→ Directions:
How many of the lines that follow contain the word "standalone"? Give only the number.
[begin Extracted material]
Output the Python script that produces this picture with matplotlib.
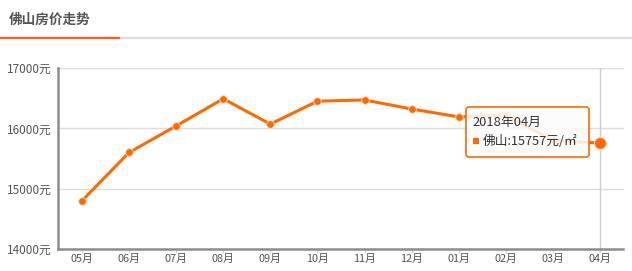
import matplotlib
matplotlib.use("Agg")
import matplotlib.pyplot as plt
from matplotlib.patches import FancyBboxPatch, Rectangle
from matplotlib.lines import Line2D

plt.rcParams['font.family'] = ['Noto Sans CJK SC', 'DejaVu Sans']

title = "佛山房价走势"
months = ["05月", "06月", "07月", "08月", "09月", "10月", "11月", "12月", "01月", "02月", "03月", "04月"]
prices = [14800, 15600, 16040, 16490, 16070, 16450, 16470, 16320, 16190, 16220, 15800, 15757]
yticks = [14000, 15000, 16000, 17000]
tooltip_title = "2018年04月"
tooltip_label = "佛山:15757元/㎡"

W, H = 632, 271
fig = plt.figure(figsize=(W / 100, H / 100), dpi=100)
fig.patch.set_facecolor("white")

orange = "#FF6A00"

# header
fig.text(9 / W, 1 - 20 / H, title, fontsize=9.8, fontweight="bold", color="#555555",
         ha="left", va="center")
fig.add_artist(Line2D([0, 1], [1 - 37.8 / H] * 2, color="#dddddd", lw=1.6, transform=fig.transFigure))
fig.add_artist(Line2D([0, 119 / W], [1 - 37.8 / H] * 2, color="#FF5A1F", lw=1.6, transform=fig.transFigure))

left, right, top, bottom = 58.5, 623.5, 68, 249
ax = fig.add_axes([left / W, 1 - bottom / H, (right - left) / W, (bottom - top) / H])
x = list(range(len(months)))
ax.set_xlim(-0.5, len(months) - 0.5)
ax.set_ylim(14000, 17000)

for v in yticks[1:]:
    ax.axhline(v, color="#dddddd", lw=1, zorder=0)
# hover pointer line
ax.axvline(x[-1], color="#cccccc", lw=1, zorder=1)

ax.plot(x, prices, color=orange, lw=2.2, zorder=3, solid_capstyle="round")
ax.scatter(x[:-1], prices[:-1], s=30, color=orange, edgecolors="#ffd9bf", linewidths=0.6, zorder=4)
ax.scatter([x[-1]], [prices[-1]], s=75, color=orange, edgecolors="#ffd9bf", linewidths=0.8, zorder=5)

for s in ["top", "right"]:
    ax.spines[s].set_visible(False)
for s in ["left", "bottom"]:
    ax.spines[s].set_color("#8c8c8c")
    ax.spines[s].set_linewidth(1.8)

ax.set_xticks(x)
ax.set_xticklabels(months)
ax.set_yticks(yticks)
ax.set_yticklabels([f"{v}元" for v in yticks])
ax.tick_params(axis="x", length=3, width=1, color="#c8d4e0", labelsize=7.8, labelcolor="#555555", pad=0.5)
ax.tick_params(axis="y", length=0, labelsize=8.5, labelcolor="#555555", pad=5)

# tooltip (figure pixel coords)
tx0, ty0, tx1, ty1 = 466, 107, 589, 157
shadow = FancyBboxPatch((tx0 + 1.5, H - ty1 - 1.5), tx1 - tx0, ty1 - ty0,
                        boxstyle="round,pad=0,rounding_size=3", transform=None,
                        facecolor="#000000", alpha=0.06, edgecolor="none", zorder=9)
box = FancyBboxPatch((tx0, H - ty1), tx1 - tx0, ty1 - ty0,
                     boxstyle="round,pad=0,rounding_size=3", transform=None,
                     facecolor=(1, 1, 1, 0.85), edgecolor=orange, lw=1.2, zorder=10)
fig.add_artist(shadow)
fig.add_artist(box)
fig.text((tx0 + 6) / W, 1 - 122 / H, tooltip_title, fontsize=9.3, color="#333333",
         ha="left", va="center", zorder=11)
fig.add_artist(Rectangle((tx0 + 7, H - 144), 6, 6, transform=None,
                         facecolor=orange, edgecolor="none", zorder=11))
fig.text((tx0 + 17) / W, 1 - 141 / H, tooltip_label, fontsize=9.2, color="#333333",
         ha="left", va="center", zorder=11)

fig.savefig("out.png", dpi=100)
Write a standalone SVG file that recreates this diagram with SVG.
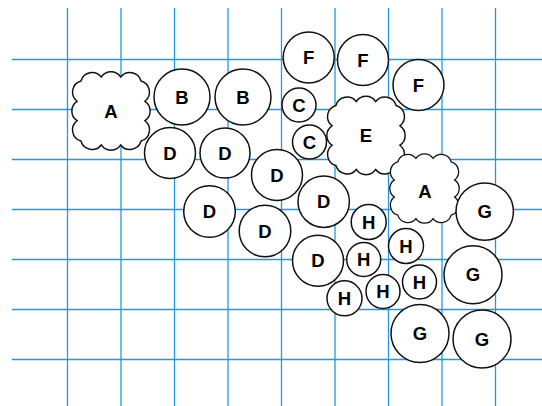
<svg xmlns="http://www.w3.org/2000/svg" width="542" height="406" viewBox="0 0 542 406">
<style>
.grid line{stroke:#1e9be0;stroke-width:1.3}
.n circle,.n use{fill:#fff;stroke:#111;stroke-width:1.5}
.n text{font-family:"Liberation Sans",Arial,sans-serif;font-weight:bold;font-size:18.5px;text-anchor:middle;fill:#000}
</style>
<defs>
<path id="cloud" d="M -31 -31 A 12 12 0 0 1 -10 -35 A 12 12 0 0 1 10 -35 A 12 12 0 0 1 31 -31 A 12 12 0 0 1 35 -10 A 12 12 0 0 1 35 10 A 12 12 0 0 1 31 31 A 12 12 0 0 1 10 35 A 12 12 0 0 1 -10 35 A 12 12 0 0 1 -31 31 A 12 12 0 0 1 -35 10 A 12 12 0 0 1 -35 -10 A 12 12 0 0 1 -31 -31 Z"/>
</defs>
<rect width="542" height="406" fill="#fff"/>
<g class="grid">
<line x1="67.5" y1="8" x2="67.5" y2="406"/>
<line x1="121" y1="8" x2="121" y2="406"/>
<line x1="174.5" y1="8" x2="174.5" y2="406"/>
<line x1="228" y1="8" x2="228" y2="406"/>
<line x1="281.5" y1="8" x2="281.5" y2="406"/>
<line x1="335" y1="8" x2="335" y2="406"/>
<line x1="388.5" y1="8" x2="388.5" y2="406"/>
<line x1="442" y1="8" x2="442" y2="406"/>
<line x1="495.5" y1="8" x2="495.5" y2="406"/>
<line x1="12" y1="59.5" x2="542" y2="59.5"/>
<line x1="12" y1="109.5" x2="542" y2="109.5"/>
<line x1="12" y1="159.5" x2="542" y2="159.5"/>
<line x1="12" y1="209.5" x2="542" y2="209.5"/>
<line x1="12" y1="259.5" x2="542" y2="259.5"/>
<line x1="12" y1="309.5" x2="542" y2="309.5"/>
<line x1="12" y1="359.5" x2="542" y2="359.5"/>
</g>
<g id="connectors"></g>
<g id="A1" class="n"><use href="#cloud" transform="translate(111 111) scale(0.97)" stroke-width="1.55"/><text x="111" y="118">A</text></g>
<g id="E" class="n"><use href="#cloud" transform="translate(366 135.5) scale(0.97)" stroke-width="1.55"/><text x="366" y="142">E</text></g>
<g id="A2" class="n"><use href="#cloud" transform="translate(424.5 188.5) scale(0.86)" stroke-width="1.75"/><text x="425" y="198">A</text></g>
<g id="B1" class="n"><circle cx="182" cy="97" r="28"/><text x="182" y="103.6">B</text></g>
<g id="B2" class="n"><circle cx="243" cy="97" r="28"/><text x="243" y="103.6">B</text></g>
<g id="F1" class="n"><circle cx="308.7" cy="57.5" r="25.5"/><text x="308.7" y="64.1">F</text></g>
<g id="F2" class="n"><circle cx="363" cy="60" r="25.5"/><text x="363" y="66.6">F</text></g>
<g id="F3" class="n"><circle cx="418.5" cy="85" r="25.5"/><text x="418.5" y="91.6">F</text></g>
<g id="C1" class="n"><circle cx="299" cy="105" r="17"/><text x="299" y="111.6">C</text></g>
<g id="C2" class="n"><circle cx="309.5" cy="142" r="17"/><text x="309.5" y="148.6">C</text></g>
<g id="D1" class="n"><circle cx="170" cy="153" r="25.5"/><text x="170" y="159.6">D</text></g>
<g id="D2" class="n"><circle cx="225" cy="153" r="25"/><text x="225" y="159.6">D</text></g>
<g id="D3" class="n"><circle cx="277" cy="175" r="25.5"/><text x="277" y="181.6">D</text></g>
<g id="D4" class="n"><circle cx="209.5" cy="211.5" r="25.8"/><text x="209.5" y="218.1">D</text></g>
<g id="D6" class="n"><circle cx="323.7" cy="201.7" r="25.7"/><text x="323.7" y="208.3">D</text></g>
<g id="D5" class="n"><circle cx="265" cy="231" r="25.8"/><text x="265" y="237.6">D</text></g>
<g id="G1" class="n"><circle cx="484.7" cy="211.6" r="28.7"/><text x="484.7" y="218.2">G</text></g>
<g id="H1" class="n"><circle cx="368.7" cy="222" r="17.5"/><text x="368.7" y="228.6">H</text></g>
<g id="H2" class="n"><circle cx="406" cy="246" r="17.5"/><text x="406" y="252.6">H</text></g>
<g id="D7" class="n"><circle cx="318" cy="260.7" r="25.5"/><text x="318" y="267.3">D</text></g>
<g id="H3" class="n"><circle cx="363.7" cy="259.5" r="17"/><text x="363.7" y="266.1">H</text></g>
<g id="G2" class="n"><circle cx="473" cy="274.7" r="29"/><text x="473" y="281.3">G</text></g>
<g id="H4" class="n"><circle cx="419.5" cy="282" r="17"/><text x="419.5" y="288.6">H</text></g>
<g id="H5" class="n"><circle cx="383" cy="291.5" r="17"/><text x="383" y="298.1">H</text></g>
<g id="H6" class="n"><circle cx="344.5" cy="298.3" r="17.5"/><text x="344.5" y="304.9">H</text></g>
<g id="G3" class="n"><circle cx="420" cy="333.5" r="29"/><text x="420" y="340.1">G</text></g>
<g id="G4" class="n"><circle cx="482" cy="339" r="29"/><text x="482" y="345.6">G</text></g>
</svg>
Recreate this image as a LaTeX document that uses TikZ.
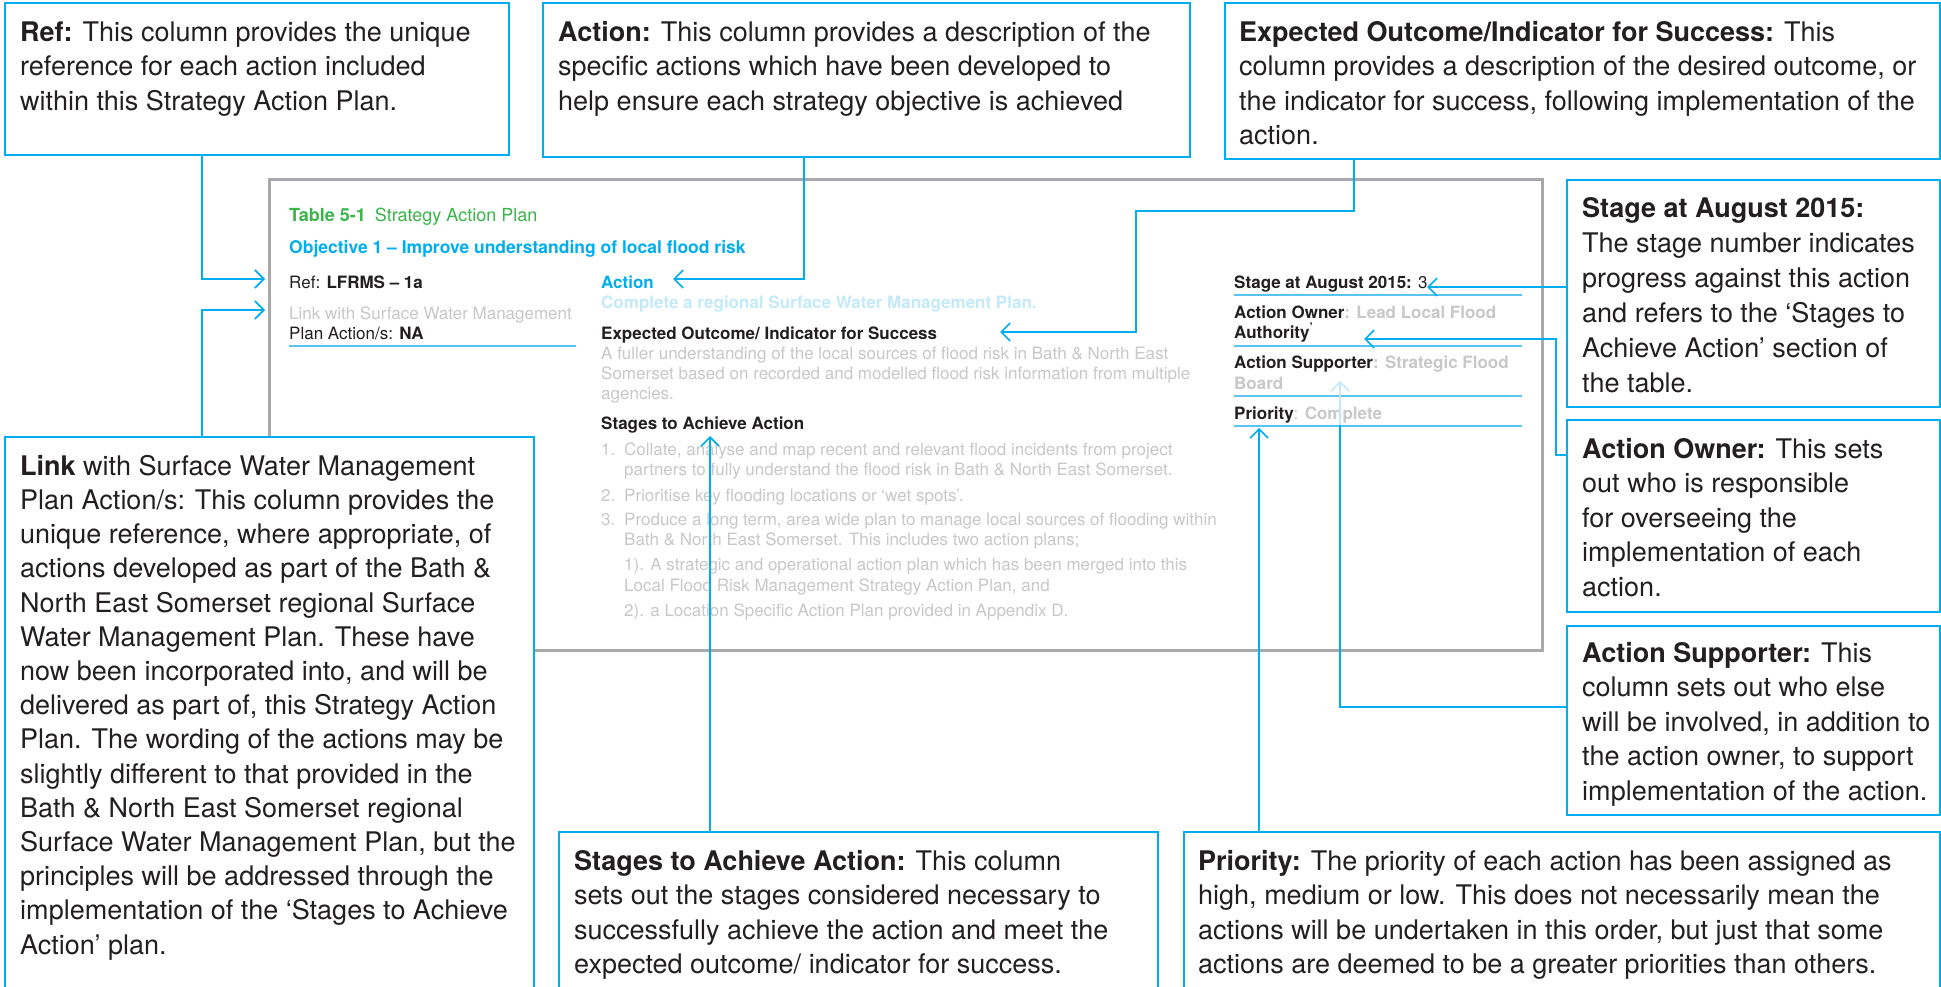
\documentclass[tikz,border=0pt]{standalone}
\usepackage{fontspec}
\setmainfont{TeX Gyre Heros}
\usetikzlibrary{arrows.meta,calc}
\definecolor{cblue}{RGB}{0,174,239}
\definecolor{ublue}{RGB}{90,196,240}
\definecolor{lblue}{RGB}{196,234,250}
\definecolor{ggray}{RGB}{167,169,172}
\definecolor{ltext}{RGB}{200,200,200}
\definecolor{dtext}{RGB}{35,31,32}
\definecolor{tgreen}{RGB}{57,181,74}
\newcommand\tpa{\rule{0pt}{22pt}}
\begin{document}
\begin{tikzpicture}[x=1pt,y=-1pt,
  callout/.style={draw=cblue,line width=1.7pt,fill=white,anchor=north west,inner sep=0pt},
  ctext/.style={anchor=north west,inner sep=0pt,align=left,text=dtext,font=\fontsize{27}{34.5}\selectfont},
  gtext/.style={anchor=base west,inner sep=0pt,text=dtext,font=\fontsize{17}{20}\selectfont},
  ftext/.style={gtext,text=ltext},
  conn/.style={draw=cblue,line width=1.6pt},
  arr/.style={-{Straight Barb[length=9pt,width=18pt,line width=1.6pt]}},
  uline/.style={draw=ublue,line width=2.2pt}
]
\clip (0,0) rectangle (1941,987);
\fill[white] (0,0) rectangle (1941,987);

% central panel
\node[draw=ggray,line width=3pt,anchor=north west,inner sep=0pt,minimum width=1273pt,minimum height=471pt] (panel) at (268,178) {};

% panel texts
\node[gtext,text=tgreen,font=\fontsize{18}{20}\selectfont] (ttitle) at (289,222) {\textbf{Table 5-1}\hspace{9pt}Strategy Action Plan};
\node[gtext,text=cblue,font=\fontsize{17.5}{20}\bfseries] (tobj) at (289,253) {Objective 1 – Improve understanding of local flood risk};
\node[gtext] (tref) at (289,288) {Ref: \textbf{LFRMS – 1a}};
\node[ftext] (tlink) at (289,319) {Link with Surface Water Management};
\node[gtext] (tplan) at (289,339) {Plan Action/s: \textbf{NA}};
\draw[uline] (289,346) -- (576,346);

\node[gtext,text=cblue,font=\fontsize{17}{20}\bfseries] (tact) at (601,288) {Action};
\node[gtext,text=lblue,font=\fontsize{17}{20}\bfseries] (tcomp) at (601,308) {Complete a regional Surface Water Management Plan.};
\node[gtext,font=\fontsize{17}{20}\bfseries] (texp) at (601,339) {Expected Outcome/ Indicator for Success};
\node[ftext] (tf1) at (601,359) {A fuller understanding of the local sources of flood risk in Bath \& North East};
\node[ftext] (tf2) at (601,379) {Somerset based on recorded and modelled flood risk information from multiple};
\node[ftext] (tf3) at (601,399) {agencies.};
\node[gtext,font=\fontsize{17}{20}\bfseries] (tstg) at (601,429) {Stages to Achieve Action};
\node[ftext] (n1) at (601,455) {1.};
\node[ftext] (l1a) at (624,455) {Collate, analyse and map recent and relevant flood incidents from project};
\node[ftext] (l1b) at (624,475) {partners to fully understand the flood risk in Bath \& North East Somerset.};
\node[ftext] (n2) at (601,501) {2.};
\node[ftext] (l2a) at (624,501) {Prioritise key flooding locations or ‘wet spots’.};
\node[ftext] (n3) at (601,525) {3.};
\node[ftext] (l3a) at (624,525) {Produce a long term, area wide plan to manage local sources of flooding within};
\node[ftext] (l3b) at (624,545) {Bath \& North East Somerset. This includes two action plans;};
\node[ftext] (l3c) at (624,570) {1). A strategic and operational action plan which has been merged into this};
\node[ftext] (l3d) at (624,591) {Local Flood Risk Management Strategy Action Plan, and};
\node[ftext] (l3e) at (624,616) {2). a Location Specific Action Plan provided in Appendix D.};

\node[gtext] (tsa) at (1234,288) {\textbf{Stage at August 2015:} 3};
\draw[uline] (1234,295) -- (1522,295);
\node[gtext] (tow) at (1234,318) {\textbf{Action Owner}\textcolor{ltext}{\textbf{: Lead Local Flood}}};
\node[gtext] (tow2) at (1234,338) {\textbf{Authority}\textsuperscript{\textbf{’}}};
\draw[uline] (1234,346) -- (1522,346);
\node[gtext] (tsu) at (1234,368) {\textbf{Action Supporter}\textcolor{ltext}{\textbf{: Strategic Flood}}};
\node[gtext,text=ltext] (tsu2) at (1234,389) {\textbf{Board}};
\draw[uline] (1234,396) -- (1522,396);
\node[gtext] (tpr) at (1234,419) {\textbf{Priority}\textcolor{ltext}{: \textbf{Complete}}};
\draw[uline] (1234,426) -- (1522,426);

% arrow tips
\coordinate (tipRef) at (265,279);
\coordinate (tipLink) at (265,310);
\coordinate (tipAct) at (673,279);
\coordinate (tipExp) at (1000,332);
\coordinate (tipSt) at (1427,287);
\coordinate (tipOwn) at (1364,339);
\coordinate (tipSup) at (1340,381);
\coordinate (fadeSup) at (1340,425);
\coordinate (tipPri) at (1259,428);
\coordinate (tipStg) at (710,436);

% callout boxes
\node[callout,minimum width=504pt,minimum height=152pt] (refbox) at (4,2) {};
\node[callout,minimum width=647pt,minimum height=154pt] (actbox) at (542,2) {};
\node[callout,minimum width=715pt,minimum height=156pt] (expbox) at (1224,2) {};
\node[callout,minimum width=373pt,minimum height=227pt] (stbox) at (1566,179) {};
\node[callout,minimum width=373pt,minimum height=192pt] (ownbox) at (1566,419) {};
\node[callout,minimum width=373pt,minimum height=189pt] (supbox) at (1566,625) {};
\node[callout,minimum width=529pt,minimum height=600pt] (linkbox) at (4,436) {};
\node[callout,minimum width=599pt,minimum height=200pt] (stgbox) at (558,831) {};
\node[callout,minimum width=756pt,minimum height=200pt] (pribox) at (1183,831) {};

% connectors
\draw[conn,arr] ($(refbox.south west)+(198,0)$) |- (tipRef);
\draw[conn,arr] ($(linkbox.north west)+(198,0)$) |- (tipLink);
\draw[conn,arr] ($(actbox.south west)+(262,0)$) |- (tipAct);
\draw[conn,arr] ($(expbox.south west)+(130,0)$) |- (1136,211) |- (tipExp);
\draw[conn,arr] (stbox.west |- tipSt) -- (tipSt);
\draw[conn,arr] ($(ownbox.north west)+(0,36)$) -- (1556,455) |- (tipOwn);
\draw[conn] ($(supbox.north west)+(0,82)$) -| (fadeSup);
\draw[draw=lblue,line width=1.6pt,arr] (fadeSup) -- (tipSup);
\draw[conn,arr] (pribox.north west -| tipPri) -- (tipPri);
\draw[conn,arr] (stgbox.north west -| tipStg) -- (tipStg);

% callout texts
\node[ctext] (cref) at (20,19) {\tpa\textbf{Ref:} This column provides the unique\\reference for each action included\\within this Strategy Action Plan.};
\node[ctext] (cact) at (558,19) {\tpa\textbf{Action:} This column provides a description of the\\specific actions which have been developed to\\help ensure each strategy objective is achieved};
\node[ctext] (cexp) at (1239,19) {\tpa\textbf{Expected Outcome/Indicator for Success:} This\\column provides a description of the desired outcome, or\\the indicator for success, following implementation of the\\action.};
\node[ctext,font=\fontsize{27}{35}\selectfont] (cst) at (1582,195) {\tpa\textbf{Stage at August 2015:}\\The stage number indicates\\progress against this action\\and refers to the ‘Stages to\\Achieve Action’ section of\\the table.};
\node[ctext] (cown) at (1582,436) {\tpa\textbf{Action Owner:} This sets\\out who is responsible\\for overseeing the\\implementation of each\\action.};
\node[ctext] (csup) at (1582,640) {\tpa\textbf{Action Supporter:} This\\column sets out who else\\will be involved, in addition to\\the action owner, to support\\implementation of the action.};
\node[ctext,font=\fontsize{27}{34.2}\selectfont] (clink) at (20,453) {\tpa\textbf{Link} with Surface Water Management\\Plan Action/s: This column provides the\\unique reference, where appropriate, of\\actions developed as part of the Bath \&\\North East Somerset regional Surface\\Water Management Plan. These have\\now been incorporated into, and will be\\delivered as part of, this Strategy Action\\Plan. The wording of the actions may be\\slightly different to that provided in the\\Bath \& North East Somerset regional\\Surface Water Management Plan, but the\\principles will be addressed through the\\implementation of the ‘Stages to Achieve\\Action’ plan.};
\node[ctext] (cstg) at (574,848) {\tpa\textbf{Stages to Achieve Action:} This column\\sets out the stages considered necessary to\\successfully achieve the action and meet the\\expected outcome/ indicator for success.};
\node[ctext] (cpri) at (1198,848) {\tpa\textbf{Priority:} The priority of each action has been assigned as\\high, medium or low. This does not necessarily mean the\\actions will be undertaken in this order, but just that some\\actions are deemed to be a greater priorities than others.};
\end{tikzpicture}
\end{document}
[end Extracted material]
→ Worked solution:
2